January 19th, 2012
by Mark Pembrey
Robert Goff: An Etcher in the Wake of Whistler
Until April 2012 (closed 23 to 27 April)
Brighton Museum
Prints & Drawings Gallery
Invoking a big name like Whistler might help us find a pathway into the work of a lesser known artist, but it won’t help if that pathway is misleading. I’ve struggled to see much similarity between Robert Goff (1837-1922) the Hove based etcher and James Whistler (1834-1903), the painter whose splashy canvases and book The Gentle Art of Making Enemies outraged the art establishment of the time. It’s true that Whistler’s etchings were popular and would have influenced many etchers in his wake, but the connection with Goff isn’t entirely clear; for instance, one caption claims that Goff ‘may’ have seen a similar composition made by Whistler twenty years earlier. But, choice of title aside, the 50 or so etchings hung close together in the museum’s Prints and Drawing Gallery are technically accomplished and often beautiful in their own right.

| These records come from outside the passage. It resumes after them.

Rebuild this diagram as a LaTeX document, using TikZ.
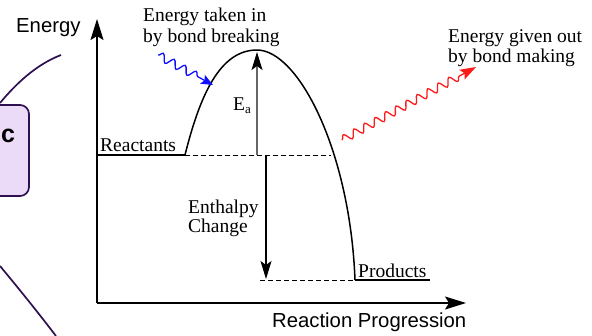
\documentclass[tikz,border=0pt]{standalone}
\usepackage{fontspec}
\setmainfont{Liberation Serif}
\setsansfont{Liberation Sans}
\usetikzlibrary{arrows.meta,decorations.pathmorphing}
\definecolor{annotfill}{HTML}{EBDAF8}
\definecolor{annotline}{HTML}{2E0F50}
\definecolor{wavered}{HTML}{FF1A1A}
\definecolor{waveblue}{HTML}{1010FF}
\tikzset{
  serif/.style={font=\fontsize{19.5}{20}\selectfont, inner sep=0pt, anchor=base west},
  sanslabel/.style={font=\sffamily\fontsize{20.3}{22}\selectfont, inner sep=0pt, anchor=base west},
  bigtip/.style={-{Stealth[length=21pt,width=13pt,inset=4pt]}},
  axis/.style={line width=1.3pt, bigtip},
  level/.style={line width=1.2pt},
  dashlevel/.style={line width=0.9pt, dashed, dash pattern=on 4.5pt off 3.5pt},
  curve/.style={line width=1.5pt},
  wave/.style={line width=1.3pt, decorate},
  annot/.style={line width=1.7pt, draw=annotline},
}
\begin{document}
\begin{tikzpicture}[x=1pt,y=-1pt]
\useasboundingbox (0,0) rectangle (592,335);
% annotation (hand drawn)
\draw[annot, fill=annotfill, rounded corners=9pt] (-12,105) rectangle (29,196);
\node[font=\sffamily\bfseries\fontsize{25}{26}\selectfont, inner sep=0pt, anchor=base west] (c) at (1,142) {c};
\coordinate (u1) at (0,103);
\coordinate (u2) at (61,55);
\draw[annot] (u1) .. controls (15,85) and (35,65) .. (u2);
\coordinate (d1) at (0,266);
\coordinate (d2) at (56,336);
\draw[annot] (d1) .. controls (20,290) and (40,315) .. (d2);
% axes
\coordinate (O) at (97,303);
\coordinate (Ytip) at (97,19);
\coordinate (Xtip) at (466,303);
\draw[axis] (O) -- (Ytip);
\draw[axis] (O) -- (Xtip);
\node[sanslabel] (energy) at (16,32) {Energy};
\node[sanslabel] (progress) at (272,327) {Reaction Progression};
% levels
\coordinate (R0) at (97,155);
\coordinate (R1) at (185,155);
\coordinate (R2) at (331,155);
\coordinate (P0) at (260,280);
\coordinate (P1) at (355,280);
\coordinate (P2) at (430,280);
\coordinate (peak) at (257,50);
\draw[level] (R0) -- (R1);
\draw[dashlevel] (R1) -- (R2);
\draw[level] (P1) -- (P2);
\draw[dashlevel] (P0) -- (P1);
\draw[curve] (R1) .. controls (200,95) and (220,50) .. (peak)
             .. controls (298,50) and (350,150) .. (P1);
\node[serif] (react) at (100,151) {Reactants};
\node[serif] (prod) at (358,277) {Products};
% Ea arrow
\coordinate (ea0) at (257,155);
\coordinate (ea1) at (257,52);
\draw[line width=1.3pt, draw=black!60, -{Stealth[length=18pt,width=11pt,inset=4pt,color=black]}] (ea0) -- (ea1);
\node[serif] (ea) at (233,110) {E\raisebox{-0.35ex}{\fontsize{13}{13}\selectfont a}};
% Enthalpy arrow
\coordinate (dh0) at (266,155);
\coordinate (dh1) at (266,279);
\draw[line width=1.3pt, -{Stealth[length=18pt,width=11pt,inset=4pt]}] (dh0) -- (dh1);
\node[serif] (enth1) at (188,213) {Enthalpy};
\node[serif] (enth2) at (188,232) {Change};
% wavy arrows
\coordinate (b0) at (158,55);
\coordinate (b1) at (213,85);
\draw[wave, waveblue, decoration={snake, amplitude=4pt, segment length=12.5pt, post length=13pt}, -{Stealth[length=12pt,width=10pt,inset=2.5pt]}] (b0) -- (b1);
\node[serif] (take1) at (143,21) {Energy taken in};
\node[serif] (take2) at (143,42) {by bond breaking};
\coordinate (r0) at (342,140);
\coordinate (r1) at (476,67);
\draw[wave, wavered, decoration={snake, amplitude=4pt, segment length=12pt, post length=16pt}, -{Stealth[length=16pt,width=11pt,inset=3pt]}] (r0) -- (r1);
\node[serif] (give1) at (448,42) {Energy given out};
\node[serif] (give2) at (448,62) {by bond making};
\end{tikzpicture}
\end{document}
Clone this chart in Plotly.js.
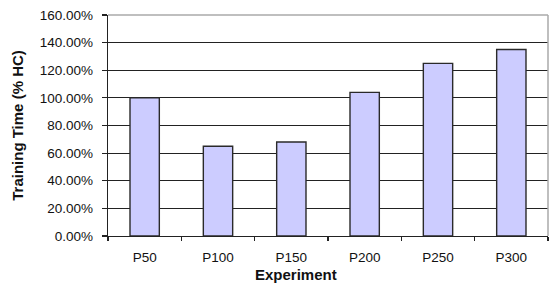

One thing that Goff does share with Whistler is a fascination with water, although he deals with its surface in a different way. There are numerous stormy scenes at sea, with frantic strokes surging into waves. These storms are punctuated by pictures of calmer waters, a few minimal lines across flat surfaces. In other landscapes there is further evidence of intelligent mark making and use of contrast. Summer Storm, Itchen Valley (1892) is striking because of the way a sense of perspective is enforced through dramatic light and dark areas of the print; wiry bushes grow out into the foreground as shadow-like birds fly off into the distance. Another selling point of these etchings is their historical value. Destruction of the Old Chain Pier, Brighton (1896) is rare in that it shows all three piers together as the chain pier, built in 1823, is torn apart in 1896 by an epic storm. You get the feeling he enjoyed drawing this one. West Pier, Brighton (c.1900), is the obvious choice for the exhibition’s poster image. As pictures of the pier go this is probably the most interesting I’ve seen, its dark romantic atmosphere only slightly spoiled by the two small figures of children staring out to sea—an addition that bothers me but will probably help it sell as a postcard.
Of further historical interest, Goff created illustrations for a number of books on the history of London prisons. A few are displayed here, and I’d like to see more. They remind me of Gustave Doré’s grim etchings of Victorian London. Perhaps Doré would have been a better comparison for an artist like Goff. It’s still not accurate but at least it would align him with fine art illustration, where he fits in more comfortably than with modern art. Goff was a former soldier who turned his hand to etching and made a success of it. He wasn’t a revolutionary like Whistler, but he was a decent illustrator and documenter of stormy times.